● What to produce
Write the lines out exactly as they stand, from the one containing "Output the Python" through the one containing "return (H - B - y) / PH", and only those. Omit pictures.

** Start of Extracted records **

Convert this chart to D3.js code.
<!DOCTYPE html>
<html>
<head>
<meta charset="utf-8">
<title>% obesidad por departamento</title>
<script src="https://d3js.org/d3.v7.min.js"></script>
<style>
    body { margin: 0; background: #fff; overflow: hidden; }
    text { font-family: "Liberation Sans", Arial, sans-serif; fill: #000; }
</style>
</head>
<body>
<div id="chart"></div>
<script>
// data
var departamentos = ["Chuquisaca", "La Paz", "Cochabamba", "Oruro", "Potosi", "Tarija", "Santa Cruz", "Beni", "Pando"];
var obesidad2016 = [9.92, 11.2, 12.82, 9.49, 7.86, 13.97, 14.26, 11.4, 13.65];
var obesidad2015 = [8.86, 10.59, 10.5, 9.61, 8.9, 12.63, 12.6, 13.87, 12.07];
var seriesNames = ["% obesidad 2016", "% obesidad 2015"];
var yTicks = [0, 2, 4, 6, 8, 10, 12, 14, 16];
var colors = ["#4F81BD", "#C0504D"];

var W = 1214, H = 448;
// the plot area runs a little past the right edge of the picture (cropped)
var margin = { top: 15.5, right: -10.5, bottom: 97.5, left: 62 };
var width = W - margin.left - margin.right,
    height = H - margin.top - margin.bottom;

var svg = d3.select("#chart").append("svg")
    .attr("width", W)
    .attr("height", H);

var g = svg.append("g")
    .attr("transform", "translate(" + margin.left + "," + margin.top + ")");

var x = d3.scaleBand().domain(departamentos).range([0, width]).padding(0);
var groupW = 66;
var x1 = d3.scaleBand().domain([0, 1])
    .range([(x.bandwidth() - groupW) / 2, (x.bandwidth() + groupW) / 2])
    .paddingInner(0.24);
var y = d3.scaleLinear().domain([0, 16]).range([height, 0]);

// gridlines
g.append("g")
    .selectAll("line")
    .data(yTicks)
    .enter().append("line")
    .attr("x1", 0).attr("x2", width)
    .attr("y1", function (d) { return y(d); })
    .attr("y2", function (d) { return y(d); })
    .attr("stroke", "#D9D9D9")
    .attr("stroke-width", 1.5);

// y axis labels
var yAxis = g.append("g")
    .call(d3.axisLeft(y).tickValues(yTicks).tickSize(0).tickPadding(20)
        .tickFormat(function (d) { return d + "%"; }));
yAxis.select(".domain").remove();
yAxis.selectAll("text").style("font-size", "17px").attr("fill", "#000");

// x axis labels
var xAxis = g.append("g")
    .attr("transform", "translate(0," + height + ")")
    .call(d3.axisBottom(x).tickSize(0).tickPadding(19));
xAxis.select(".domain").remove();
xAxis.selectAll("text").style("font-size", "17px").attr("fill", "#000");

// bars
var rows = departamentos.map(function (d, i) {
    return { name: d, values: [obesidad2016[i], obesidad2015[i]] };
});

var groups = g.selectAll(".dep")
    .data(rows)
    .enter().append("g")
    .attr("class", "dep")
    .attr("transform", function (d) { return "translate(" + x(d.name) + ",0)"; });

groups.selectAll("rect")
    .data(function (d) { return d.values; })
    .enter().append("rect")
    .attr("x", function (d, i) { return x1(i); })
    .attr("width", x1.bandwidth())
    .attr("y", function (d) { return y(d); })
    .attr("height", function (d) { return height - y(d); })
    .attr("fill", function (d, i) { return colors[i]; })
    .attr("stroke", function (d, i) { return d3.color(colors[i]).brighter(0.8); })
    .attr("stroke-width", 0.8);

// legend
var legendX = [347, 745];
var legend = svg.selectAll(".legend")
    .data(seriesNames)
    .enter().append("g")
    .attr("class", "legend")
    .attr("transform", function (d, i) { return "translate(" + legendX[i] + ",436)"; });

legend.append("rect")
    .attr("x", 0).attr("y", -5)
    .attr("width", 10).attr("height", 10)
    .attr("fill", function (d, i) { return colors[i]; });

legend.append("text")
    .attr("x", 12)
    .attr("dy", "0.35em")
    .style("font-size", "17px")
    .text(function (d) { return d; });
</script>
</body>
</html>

** End of Extracted records **
** Start of Extracted records **

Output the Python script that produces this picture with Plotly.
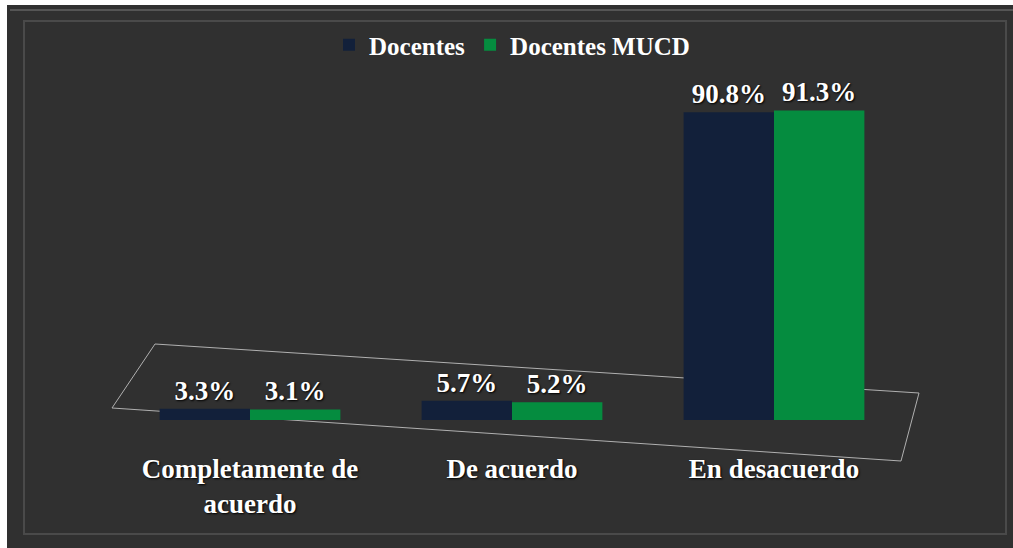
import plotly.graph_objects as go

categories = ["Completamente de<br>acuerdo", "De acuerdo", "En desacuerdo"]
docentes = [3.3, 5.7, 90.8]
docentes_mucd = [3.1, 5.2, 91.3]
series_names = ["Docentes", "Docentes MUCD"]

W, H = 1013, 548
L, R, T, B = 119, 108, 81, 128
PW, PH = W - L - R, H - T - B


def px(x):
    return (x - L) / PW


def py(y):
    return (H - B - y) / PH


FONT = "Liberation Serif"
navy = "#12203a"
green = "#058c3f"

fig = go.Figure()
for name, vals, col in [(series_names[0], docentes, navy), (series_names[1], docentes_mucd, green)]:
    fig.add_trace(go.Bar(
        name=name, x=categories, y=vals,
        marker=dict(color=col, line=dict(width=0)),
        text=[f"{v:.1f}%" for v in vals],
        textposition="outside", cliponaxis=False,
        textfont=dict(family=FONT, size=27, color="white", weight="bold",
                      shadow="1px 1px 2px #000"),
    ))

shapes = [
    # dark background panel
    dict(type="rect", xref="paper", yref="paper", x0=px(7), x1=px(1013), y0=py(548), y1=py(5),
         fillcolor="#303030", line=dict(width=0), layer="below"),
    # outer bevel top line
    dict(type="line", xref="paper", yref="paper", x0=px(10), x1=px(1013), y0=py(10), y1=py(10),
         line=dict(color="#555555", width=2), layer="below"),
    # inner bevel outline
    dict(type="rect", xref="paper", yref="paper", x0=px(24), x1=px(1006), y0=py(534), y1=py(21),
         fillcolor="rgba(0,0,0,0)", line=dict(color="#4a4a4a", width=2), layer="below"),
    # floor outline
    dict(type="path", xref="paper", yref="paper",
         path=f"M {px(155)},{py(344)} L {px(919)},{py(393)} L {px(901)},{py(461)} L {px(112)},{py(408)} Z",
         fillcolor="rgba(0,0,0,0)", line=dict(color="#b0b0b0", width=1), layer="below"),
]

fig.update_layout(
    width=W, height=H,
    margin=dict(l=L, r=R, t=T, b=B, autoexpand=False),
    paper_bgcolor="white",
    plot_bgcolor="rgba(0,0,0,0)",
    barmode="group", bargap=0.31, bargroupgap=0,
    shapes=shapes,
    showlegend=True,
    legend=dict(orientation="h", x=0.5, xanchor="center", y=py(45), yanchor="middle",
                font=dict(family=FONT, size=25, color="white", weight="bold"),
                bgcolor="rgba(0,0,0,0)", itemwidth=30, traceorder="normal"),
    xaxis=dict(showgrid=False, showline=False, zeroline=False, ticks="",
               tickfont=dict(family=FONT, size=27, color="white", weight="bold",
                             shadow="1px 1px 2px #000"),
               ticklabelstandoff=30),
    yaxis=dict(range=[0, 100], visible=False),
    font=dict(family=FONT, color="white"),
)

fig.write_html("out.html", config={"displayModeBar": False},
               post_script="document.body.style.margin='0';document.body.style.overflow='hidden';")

** End of Extracted records **

● Answer for the task
Output the Python script that produces this picture with Plotly.
import plotly.graph_objects as go

categories = ["Completamente de<br>acuerdo", "De acuerdo", "En desacuerdo"]
docentes = [3.3, 5.7, 90.8]
docentes_mucd = [3.1, 5.2, 91.3]
series_names = ["Docentes", "Docentes MUCD"]

W, H = 1013, 548
L, R, T, B = 119, 108, 81, 128
PW, PH = W - L - R, H - T - B


def px(x):
    return (x - L) / PW


def py(y):
    return (H - B - y) / PH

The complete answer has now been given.